* [DATASET CONTENT]:
— start —

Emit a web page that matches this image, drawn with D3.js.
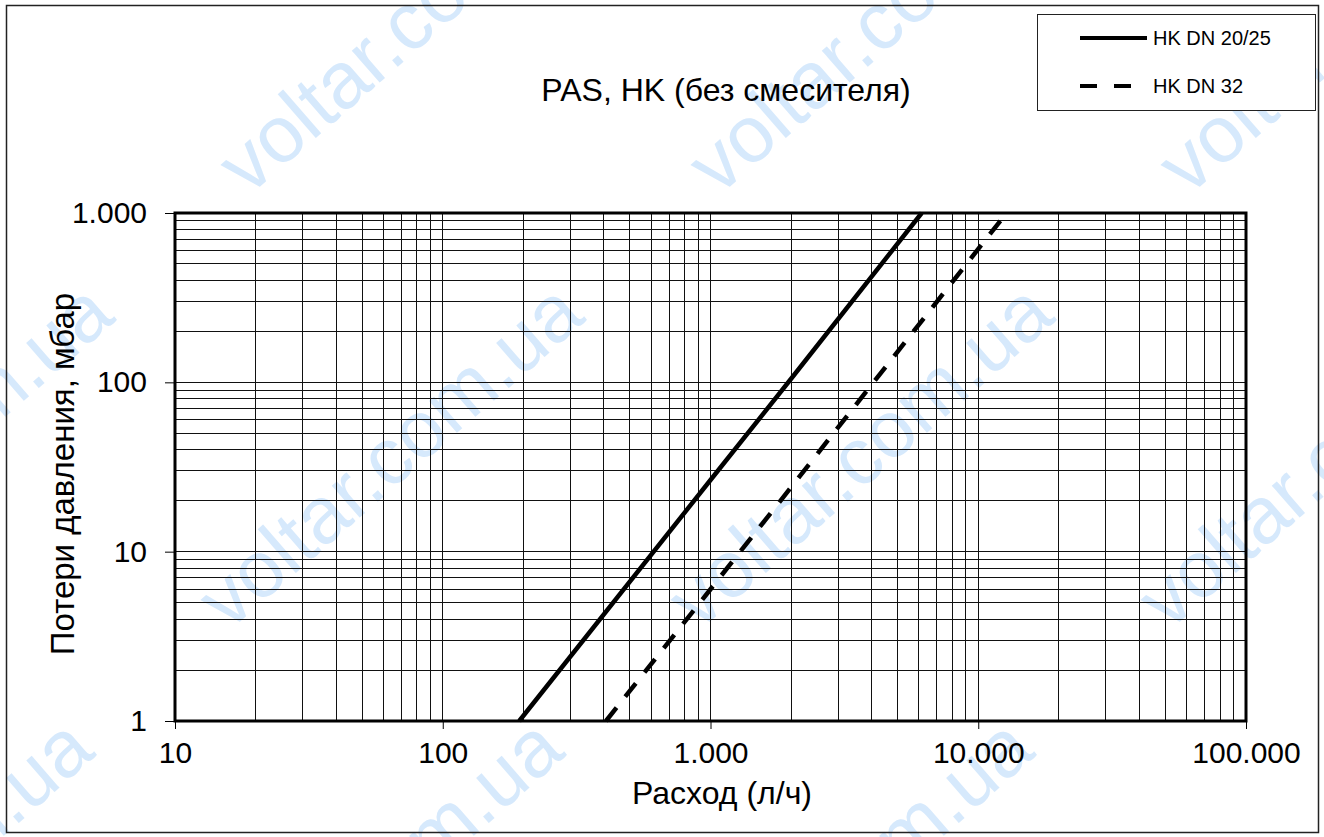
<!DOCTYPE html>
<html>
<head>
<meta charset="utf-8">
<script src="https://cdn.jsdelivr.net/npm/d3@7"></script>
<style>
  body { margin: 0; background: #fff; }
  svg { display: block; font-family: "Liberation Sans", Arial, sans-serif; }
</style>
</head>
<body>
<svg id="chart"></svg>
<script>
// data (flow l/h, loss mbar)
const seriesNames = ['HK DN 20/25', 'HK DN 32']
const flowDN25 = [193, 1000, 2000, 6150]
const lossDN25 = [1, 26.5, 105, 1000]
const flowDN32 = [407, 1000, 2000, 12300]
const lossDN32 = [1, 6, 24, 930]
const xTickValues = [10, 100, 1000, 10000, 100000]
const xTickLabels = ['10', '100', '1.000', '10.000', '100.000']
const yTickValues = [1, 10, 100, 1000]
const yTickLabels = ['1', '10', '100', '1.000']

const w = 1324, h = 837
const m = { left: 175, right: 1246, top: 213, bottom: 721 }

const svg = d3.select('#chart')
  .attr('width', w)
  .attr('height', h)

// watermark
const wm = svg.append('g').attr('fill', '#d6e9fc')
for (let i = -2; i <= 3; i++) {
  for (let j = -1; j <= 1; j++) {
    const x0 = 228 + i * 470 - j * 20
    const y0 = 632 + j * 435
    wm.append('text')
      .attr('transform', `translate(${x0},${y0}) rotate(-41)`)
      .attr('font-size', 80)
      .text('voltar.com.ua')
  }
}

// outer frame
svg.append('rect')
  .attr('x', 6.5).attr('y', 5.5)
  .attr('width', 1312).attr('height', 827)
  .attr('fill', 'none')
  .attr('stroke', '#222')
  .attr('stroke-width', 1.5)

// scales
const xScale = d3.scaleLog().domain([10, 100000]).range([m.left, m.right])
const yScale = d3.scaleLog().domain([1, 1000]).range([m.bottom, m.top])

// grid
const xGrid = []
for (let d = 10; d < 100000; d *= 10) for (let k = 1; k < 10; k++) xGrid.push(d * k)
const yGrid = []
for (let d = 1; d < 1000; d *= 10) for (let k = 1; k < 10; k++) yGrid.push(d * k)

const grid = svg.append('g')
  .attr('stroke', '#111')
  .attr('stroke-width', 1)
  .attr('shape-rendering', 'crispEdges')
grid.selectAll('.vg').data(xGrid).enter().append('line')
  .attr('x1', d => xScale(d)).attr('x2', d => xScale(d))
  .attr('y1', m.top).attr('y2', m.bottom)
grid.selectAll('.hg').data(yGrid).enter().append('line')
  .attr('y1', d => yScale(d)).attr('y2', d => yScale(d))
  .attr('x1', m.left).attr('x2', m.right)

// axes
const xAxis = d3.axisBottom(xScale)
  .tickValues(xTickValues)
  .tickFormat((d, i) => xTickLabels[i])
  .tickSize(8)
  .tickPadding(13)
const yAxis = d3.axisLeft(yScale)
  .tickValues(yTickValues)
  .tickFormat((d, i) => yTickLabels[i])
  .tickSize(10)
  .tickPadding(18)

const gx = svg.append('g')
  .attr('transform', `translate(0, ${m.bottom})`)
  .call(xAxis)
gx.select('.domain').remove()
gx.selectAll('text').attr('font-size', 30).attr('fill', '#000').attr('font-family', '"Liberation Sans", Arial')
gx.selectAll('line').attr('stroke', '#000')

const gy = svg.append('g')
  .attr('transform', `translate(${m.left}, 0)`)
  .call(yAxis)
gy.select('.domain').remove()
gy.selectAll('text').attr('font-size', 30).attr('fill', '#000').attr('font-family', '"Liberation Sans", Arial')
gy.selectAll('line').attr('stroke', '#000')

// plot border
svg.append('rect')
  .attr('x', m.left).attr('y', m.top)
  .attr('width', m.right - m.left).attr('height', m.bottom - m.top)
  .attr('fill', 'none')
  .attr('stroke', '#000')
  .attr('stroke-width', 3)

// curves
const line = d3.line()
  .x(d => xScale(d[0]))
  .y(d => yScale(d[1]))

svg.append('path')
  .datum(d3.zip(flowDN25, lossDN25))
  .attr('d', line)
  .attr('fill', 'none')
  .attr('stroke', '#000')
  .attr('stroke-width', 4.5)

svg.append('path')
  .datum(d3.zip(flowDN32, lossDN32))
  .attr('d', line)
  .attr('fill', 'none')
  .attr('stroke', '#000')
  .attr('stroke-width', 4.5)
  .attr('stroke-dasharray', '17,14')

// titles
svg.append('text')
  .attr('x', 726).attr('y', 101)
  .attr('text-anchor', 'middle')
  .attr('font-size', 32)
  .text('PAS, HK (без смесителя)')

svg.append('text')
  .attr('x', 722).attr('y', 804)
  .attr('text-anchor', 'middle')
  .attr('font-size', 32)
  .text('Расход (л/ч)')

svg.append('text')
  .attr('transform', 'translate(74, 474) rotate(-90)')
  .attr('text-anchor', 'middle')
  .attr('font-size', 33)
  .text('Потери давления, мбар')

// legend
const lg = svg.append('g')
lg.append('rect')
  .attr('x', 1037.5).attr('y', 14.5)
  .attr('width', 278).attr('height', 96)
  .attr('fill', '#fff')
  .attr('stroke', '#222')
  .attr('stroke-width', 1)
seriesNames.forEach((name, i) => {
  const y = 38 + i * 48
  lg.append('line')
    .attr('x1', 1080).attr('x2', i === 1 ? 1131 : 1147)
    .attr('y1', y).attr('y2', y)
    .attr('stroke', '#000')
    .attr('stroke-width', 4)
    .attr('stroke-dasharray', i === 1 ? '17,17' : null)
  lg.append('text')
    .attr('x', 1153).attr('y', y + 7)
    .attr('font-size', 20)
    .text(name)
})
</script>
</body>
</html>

— end —

* [EXERCISE DETAILS]: Transcribe the whole listing exactly. Pictures are excluded.

* [WRITTEN ANSWER]:
Emit a web page that matches this image, drawn with D3.js.
<!DOCTYPE html>
<html>
<head>
<meta charset="utf-8">
<script src="https://cdn.jsdelivr.net/npm/d3@7"></script>
<style>
  body { margin: 0; background: #fff; }
  svg { display: block; font-family: "Liberation Sans", Arial, sans-serif; }
</style>
</head>
<body>
<svg id="chart"></svg>
<script>
// data (flow l/h, loss mbar)
const seriesNames = ['HK DN 20/25', 'HK DN 32']
const flowDN25 = [193, 1000, 2000, 6150]
const lossDN25 = [1, 26.5, 105, 1000]
const flowDN32 = [407, 1000, 2000, 12300]
const lossDN32 = [1, 6, 24, 930]
const xTickValues = [10, 100, 1000, 10000, 100000]
const xTickLabels = ['10', '100', '1.000', '10.000', '100.000']
const yTickValues = [1, 10, 100, 1000]
const yTickLabels = ['1', '10', '100', '1.000']

const w = 1324, h = 837
const m = { left: 175, right: 1246, top: 213, bottom: 721 }

const svg = d3.select('#chart')
  .attr('width', w)
  .attr('height', h)

// watermark
const wm = svg.append('g').attr('fill', '#d6e9fc')
for (let i = -2; i <= 3; i++) {
  for (let j = -1; j <= 1; j++) {
    const x0 = 228 + i * 470 - j * 20
    const y0 = 632 + j * 435
    wm.append('text')
      .attr('transform', `translate(${x0},${y0}) rotate(-41)`)
      .attr('font-size', 80)
      .text('voltar.com.ua')
  }
}

// outer frame
svg.append('rect')
  .attr('x', 6.5).attr('y', 5.5)
  .attr('width', 1312).attr('height', 827)
  .attr('fill', 'none')
  .attr('stroke', '#222')
  .attr('stroke-width', 1.5)

// scales
const xScale = d3.scaleLog().domain([10, 100000]).range([m.left, m.right])
const yScale = d3.scaleLog().domain([1, 1000]).range([m.bottom, m.top])

// grid
const xGrid = []
for (let d = 10; d < 100000; d *= 10) for (let k = 1; k < 10; k++) xGrid.push(d * k)
const yGrid = []
for (let d = 1; d < 1000; d *= 10) for (let k = 1; k < 10; k++) yGrid.push(d * k)

const grid = svg.append('g')
  .attr('stroke', '#111')
  .attr('stroke-width', 1)
  .attr('shape-rendering', 'crispEdges')
grid.selectAll('.vg').data(xGrid).enter().append('line')
  .attr('x1', d => xScale(d)).attr('x2', d => xScale(d))
  .attr('y1', m.top).attr('y2', m.bottom)
grid.selectAll('.hg').data(yGrid).enter().append('line')
  .attr('y1', d => yScale(d)).attr('y2', d => yScale(d))
  .attr('x1', m.left).attr('x2', m.right)

// axes
const xAxis = d3.axisBottom(xScale)
  .tickValues(xTickValues)
  .tickFormat((d, i) => xTickLabels[i])
  .tickSize(8)
  .tickPadding(13)
const yAxis = d3.axisLeft(yScale)
  .tickValues(yTickValues)
  .tickFormat((d, i) => yTickLabels[i])
  .tickSize(10)
  .tickPadding(18)

const gx = svg.append('g')
  .attr('transform', `translate(0, ${m.bottom})`)
  .call(xAxis)
gx.select('.domain').remove()
gx.selectAll('text').attr('font-size', 30).attr('fill', '#000').attr('font-family', '"Liberation Sans", Arial')
gx.selectAll('line').attr('stroke', '#000')

const gy = svg.append('g')
  .attr('transform', `translate(${m.left}, 0)`)
  .call(yAxis)
gy.select('.domain').remove()
gy.selectAll('text').attr('font-size', 30).attr('fill', '#000').attr('font-family', '"Liberation Sans", Arial')
gy.selectAll('line').attr('stroke', '#000')

// plot border
svg.append('rect')
  .attr('x', m.left).attr('y', m.top)
  .attr('width', m.right - m.left).attr('height', m.bottom - m.top)
  .attr('fill', 'none')
  .attr('stroke', '#000')
  .attr('stroke-width', 3)

// curves
const line = d3.line()
  .x(d => xScale(d[0]))
  .y(d => yScale(d[1]))

svg.append('path')
  .datum(d3.zip(flowDN25, lossDN25))
  .attr('d', line)
  .attr('fill', 'none')
  .attr('stroke', '#000')
  .attr('stroke-width', 4.5)

svg.append('path')
  .datum(d3.zip(flowDN32, lossDN32))
  .attr('d', line)
  .attr('fill', 'none')
  .attr('stroke', '#000')
  .attr('stroke-width', 4.5)
  .attr('stroke-dasharray', '17,14')

// titles
svg.append('text')
  .attr('x', 726).attr('y', 101)
  .attr('text-anchor', 'middle')
  .attr('font-size', 32)
  .text('PAS, HK (без смесителя)')

svg.append('text')
  .attr('x', 722).attr('y', 804)
  .attr('text-anchor', 'middle')
  .attr('font-size', 32)
  .text('Расход (л/ч)')

svg.append('text')
  .attr('transform', 'translate(74, 474) rotate(-90)')
  .attr('text-anchor', 'middle')
  .attr('font-size', 33)
  .text('Потери давления, мбар')

// legend
const lg = svg.append('g')
lg.append('rect')
  .attr('x', 1037.5).attr('y', 14.5)
  .attr('width', 278).attr('height', 96)
  .attr('fill', '#fff')
  .attr('stroke', '#222')
  .attr('stroke-width', 1)
seriesNames.forEach((name, i) => {
  const y = 38 + i * 48
  lg.append('line')
    .attr('x1', 1080).attr('x2', i === 1 ? 1131 : 1147)
    .attr('y1', y).attr('y2', y)
    .attr('stroke', '#000')
    .attr('stroke-width', 4)
    .attr('stroke-dasharray', i === 1 ? '17,17' : null)
  lg.append('text')
    .attr('x', 1153).attr('y', y + 7)
    .attr('font-size', 20)
    .text(name)
})
</script>
</body>
</html>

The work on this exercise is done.